Où est Anne Frank ! était l’une de nos plus grosses attentes cannoises, et on s’apprêtait déjà à s’offusquer de la voir placée hors-compétition comme la plupart des films d’animation sélectionnés depuis toujours au Festival de Cannes. L’auteur de deux œuvres aussi belles que Valse avec Bachir et Le Congrès aurait mérité, en soi, une place dans la Compétition Officielle. Reste que, malheureusement, Ari Folman semble s’être un peu perdu dans cette adaptation du journal d’Anne Frank, autant dans la cérébralité de son dispositif que dans la naïveté de ses intentions. Retour donc sur l’une de nos plus grosses déceptions du Festival 2021…
D’Où est Anne Frank ! on ne savait pas grand-chose avant d’entrer dans la salle de projection cannoise, si ce n’est qu’il devait s’agir d’une adaptation du célèbre journal de la jeune victime du nazisme, déportée avec sa famille jusqu’ici cachée en 1944 et morte du typhus à Bergen-Belsen un an plus tard. La première surprise est de réaliser qu’il s’agit moins d’une adaptation littérale du texte qu’une confrontation de ce dernier avec le contemporain. L’histoire démarre dans le musée Anne Frank, devant une maison d’Amsterdam. Du livre original, s’échappera l’amie imaginaire à laquelle Anne s’adressait dans le journal, la belle Kitty. Échappée du livre dans un argument fantastique donc, cette dernière cherchera à retrouver sa créatrice et amie la plus chère, tandis que non loin de là, des réfugiés d’une toute autre condition historique, vivent dans des conditions de plus en plus insalubres. Elle se perdra dans un monde contemporain hostile, autant que dans des images du passé de plus en plus angoissantes.
Ce nouveau long-métrage s’articule donc autour de plusieurs programmes fictionnels et thématiques. D’abord, il fait se succéder les couches temporelles, puisque Kitty, dans sa recherche, sera ramenée dans le passé revoyant différentes étapes de la vie d’Ann, celles qu’elle évoque dans son journal, tandis que l’Europe sombre dans le nazisme. Kitty voyage donc entre passé et présent, et le film voyage entre ces deux pôles, tentant des rapprochements entre la situation politique actuelle et celle de la 2ème Guerre mondiale, notamment concernant le sort réservé aux réfugiés. La volonté pédagogique du récit est donc assez évidente, essayant d’encourager son public, les enfants en particulier, à non seulement s’émouvoir des victimes du passé mais aussi à lutter pour celles de notre présent. Honorer une mémoire n’a de sens pour Folman que si cela s’accompagne d’une action politique concrète au contemporain. Visiter l’ancienne maison d’Anne Frank a-t-il a sens si on détourne le regard devant des familles de réfugiés vivant dans la rue, expulsées de tous les pays ?
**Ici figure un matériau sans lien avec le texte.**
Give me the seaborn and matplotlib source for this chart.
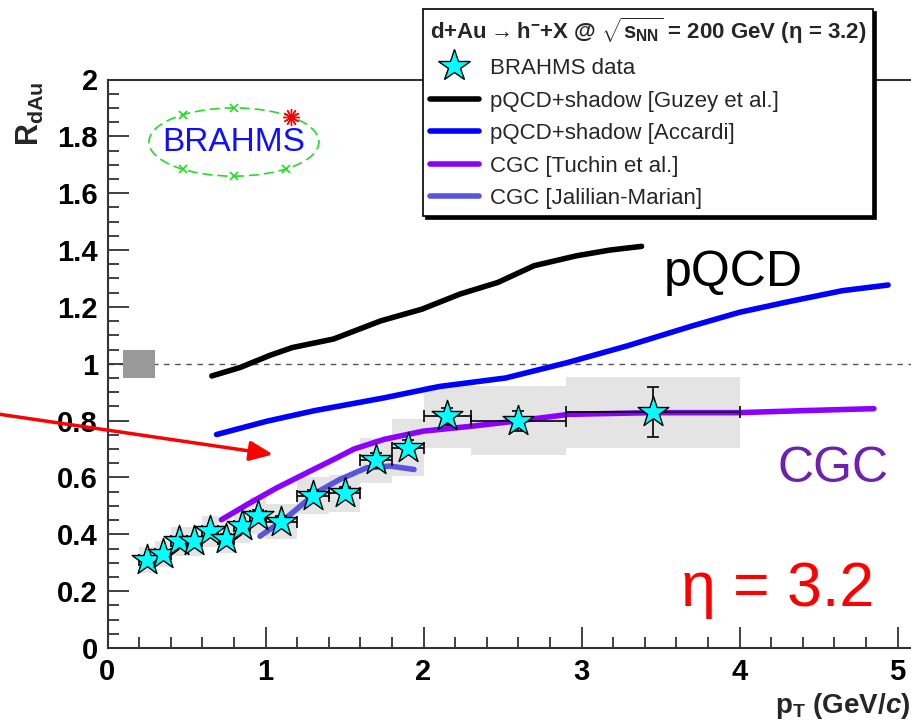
import matplotlib
matplotlib.use('Agg')
import matplotlib.pyplot as plt
import numpy as np
import seaborn as sns
import pandas as pd
from matplotlib.patches import Ellipse, Rectangle
from matplotlib.ticker import MultipleLocator
from matplotlib.lines import Line2D

# BRAHMS h- R_dAu at eta = 3.2
pt = [0.25, 0.35, 0.45, 0.55, 0.65, 0.75, 0.85, 0.95, 1.1, 1.3, 1.5, 1.7, 1.9, 2.15, 2.6, 3.45]
rdau = [0.31, 0.33, 0.375, 0.375, 0.41, 0.385, 0.43, 0.465, 0.445, 0.535, 0.545, 0.66, 0.705, 0.815, 0.80, 0.83]
pt_err = [0.05, 0.05, 0.05, 0.05, 0.05, 0.05, 0.05, 0.05, 0.1, 0.1, 0.1, 0.1, 0.1, 0.15, 0.3, 0.55]
stat_err = [0.015, 0.015, 0.015, 0.015, 0.015, 0.015, 0.015, 0.02, 0.02, 0.02, 0.02, 0.025, 0.025, 0.03, 0.035, 0.088]
sys_err = [0.045, 0.045, 0.05, 0.05, 0.055, 0.05, 0.06, 0.065, 0.06, 0.065, 0.065, 0.08, 0.10, 0.11, 0.12, 0.125]

# model curves
guzey_pt = [0.66, 0.84, 1.03, 1.17, 1.43, 1.73, 1.99, 2.23, 2.47, 2.70, 2.97, 3.18, 3.38]
guzey_r = [0.957, 0.987, 1.03, 1.057, 1.087, 1.151, 1.192, 1.245, 1.286, 1.345, 1.380, 1.40, 1.413]
accardi_pt = [0.69, 1.01, 1.31, 1.75, 2.10, 2.52, 2.91, 3.29, 3.70, 4.00, 4.29, 4.65, 4.94]
accardi_r = [0.751, 0.798, 0.835, 0.88, 0.92, 0.95, 1.004, 1.063, 1.133, 1.181, 1.216, 1.257, 1.277]
tuchin_pt = [0.72, 0.90, 1.07, 1.26, 1.43, 1.56, 1.75, 2.0, 2.3, 2.58, 2.92, 3.44, 4.0, 4.4, 4.85]
tuchin_r = [0.451, 0.51, 0.563, 0.616, 0.663, 0.70, 0.734, 0.763, 0.78, 0.798, 0.822, 0.828, 0.828, 0.835, 0.842]
jalilian_pt = [0.965, 1.13, 1.32, 1.47, 1.64, 1.79, 1.94]
jalilian_r = [0.393, 0.457, 0.546, 0.593, 0.634, 0.64, 0.628]

legend_labels = ['BRAHMS data', 'pQCD+shadow [Guzey et al.]', 'pQCD+shadow [Accardi]',
                 'CGC [Tuchin et al.]', 'CGC [Jalilian-Marian]']
legend_title = r'd+Au$\rightarrow$h$^{-}$+X @ $\sqrt{\mathbf{s}_{\mathbf{NN}}}$ = 200 GeV (η = 3.2)'

sns.set_style('ticks')
plt.rcParams['font.family'] = ['Liberation Sans', 'DejaVu Sans']
plt.rcParams['mathtext.fontset'] = 'custom'
plt.rcParams['mathtext.rm'] = 'Liberation Sans:bold'
plt.rcParams['mathtext.bf'] = 'Liberation Sans:bold'
plt.rcParams['mathtext.it'] = 'Liberation Sans:italic:bold'

fig = plt.figure(figsize=(9.11, 7.24), dpi=100)
ax = fig.add_axes([107.5 / 911, 76 / 724, 1 - 107.5 / 911, 568.5 / 724])
ax.set_xlim(0, 5.085)
ax.set_ylim(0, 2)

# systematic boxes
for x, y, xe, se in zip(pt, rdau, pt_err, sys_err):
    ax.add_patch(Rectangle((x - xe, y - se), 2 * xe, 2 * se, facecolor='#e4e4e4', edgecolor='none', zorder=1))

ax.axhline(1, color='#555555', ls=(0, (4, 4)), lw=1, zorder=0.5)
ax.add_patch(Rectangle((0.1, 0.95), 0.2, 0.1, facecolor='#999999', edgecolor='none', zorder=1))

curves = [(guzey_pt, guzey_r, 'black'), (accardi_pt, accardi_r, '#0000ff'),
          (tuchin_pt, tuchin_r, '#8c00ff'), (jalilian_pt, jalilian_r, '#5a55dd')]
for xs, ys, col in curves:
    df = pd.DataFrame({'pt': xs, 'r': ys})
    sns.lineplot(data=df, x='pt', y='r', color=col, lw=4, sort=False, estimator=None, ax=ax, zorder=3)

ax.errorbar(pt, rdau, xerr=pt_err, yerr=stat_err, fmt='none', ecolor='black',
            elinewidth=1.2, capsize=4, capthick=1.2, zorder=4)
sns.scatterplot(x=pt, y=rdau, marker='*', s=540, color='cyan', edgecolor='black',
                linewidth=1, zorder=5, ax=ax)

# BRAHMS logo
logo_cx, logo_cy, logo_w, logo_h = 0.80, 1.78, 1.076, 0.24
ax.add_patch(Ellipse((logo_cx, logo_cy), logo_w, logo_h, fill=False, edgecolor='#22dd22',
                     ls=(0, (6, 3)), lw=1.2, zorder=2))
cross_ang = np.radians([90, 127, 233, 270, 308])
ax.plot(logo_cx + logo_w / 2 * np.cos(cross_ang), logo_cy + logo_h / 2 * np.sin(cross_ang),
        'x', color='#22dd22', ms=6, mew=1.2, zorder=2)
red_ang = np.radians(48)
ax.plot([logo_cx + logo_w / 2 * np.cos(red_ang)], [logo_cy + logo_h / 2 * np.sin(red_ang)],
        marker=(12, 2, 0), color='red', ms=12, mew=1, zorder=2)
ax.text(logo_cx, logo_cy, 'BRAHMS', color='#1010ff', fontsize=24, ha='center', va='center')

# annotations
ax.text(3.96, 1.32, 'pQCD', fontsize=36, ha='center', va='center', color='black')
ax.text(4.59, 0.63, 'CGC', fontsize=36, ha='center', va='center', color='#7020b0')
ax.text(4.24, 0.205, 'η = 3.2', fontsize=45, ha='center', va='center', color='red')
ax.annotate('', xy=(1.047, 0.681), xytext=(-0.68, 0.822), annotation_clip=False,
            arrowprops=dict(arrowstyle='-|>,head_length=0.7,head_width=0.3', color='red',
                            lw=2.5, shrinkA=0, shrinkB=0, mutation_scale=20))

# axes styling
ax.xaxis.set_major_locator(MultipleLocator(1))
ax.xaxis.set_minor_locator(MultipleLocator(0.2))
ax.yaxis.set_major_locator(MultipleLocator(0.2))
ax.yaxis.set_minor_locator(MultipleLocator(0.05))
ax.set_yticklabels([f'{v:g}' for v in ax.get_yticks()])
ax.tick_params(which='both', direction='in', top=False, right=False, colors='#333333',
               labelcolor='black', labelsize=21, pad=7)
ax.tick_params(which='major', length=15, width=1.3)
ax.tick_params(which='minor', length=8, width=1.3)
for lab in ax.get_xticklabels() + ax.get_yticklabels():
    lab.set_fontweight('bold')
for s in ['left', 'bottom', 'top']:
    ax.spines[s].set_color('#333333')
    ax.spines[s].set_linewidth(1.5)
ax.spines['right'].set_visible(False)
ax.set_xlabel('')
ax.set_ylabel('')

fig.text(30 / 911, 1 - 114 / 724, r'R$_{\mathbf{dAu}}$', rotation=90, fontsize=22,
         fontweight='bold', ha='center', va='center')
fig.text(910 / 911, 1 - 706 / 724, r'p$_{\mathbf{T}}$ (GeV/$c$)', fontsize=20,
         fontweight='bold', ha='right', va='center')

# legend
handles = [Line2D([], [], ls='none', marker='*', ms=24, mfc='cyan', mec='black', mew=1)]
handles += [Line2D([], [], color=c, lw=4) for _, _, c in curves]
leg = fig.legend(handles, legend_labels, title=legend_title, loc='upper left',
                 bbox_to_anchor=(423 / 911, 1 - 9 / 724), borderaxespad=0, fontsize=16,
                 title_fontproperties={'weight': 'bold', 'size': 16}, alignment='left',
                 frameon=True, fancybox=False, edgecolor='black', framealpha=1,
                 shadow={'color': 'black', 'alpha': 1}, handlelength=2.2, handletextpad=0.5,
                 labelspacing=0.52, borderpad=0.3)
leg.get_frame().set_linewidth(1.2)

fig.savefig('out.png', dpi=100)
Il faut le dire, ces rapprochements historiques, s’ils se font avec une certaine frontalité, nous paraissent souvent très simplistes, pour ne pas dire mièvres. Le fait de s’adresser directement aux enfants – une première pour ce cinéaste finalement – ne l’obligeait pas à tant de naïveté, pour ne pas dire à une certaine niaiserie. On se retrouve vite perdu dans ce déluge de bons sentiments, qui ne sait plus véritablement montrer la dureté de son sujet, à quelques (très) belles scènes près, comme ce touchant moment où Kitty apprend la mort d’Anne. Si ce moment est particulièrement beau, c’est parce qu’il se raconte sans distance. Comme Kitty, peut-être que beaucoup d’enfants spectateurs du film découvriront, pour la première fois, la mort d’Anne, et ce sentiment est relativement fort. Hélas Où est Anne Frank ! manque cruellement de ces émotions-là, très directes et pures qui font la réussite souvent des meilleurs productions pour enfants. Son dernier mouvement, plus aventurier, où il s’agit pour Kitty de s’engager directement pour un camp de réfugiés, manque à mon avis cruellement d’émotions ne serait-ce que pour captiver un public jeune. C’est sans doute parce que ceux-ci se seront sans doute déjà un peu perdus en route, comme nous, Kitty, et peut-être Folman lui-même, lui qui se débat de plus en plus difficilement avec son dispositif trop élaboré, trop cérébral.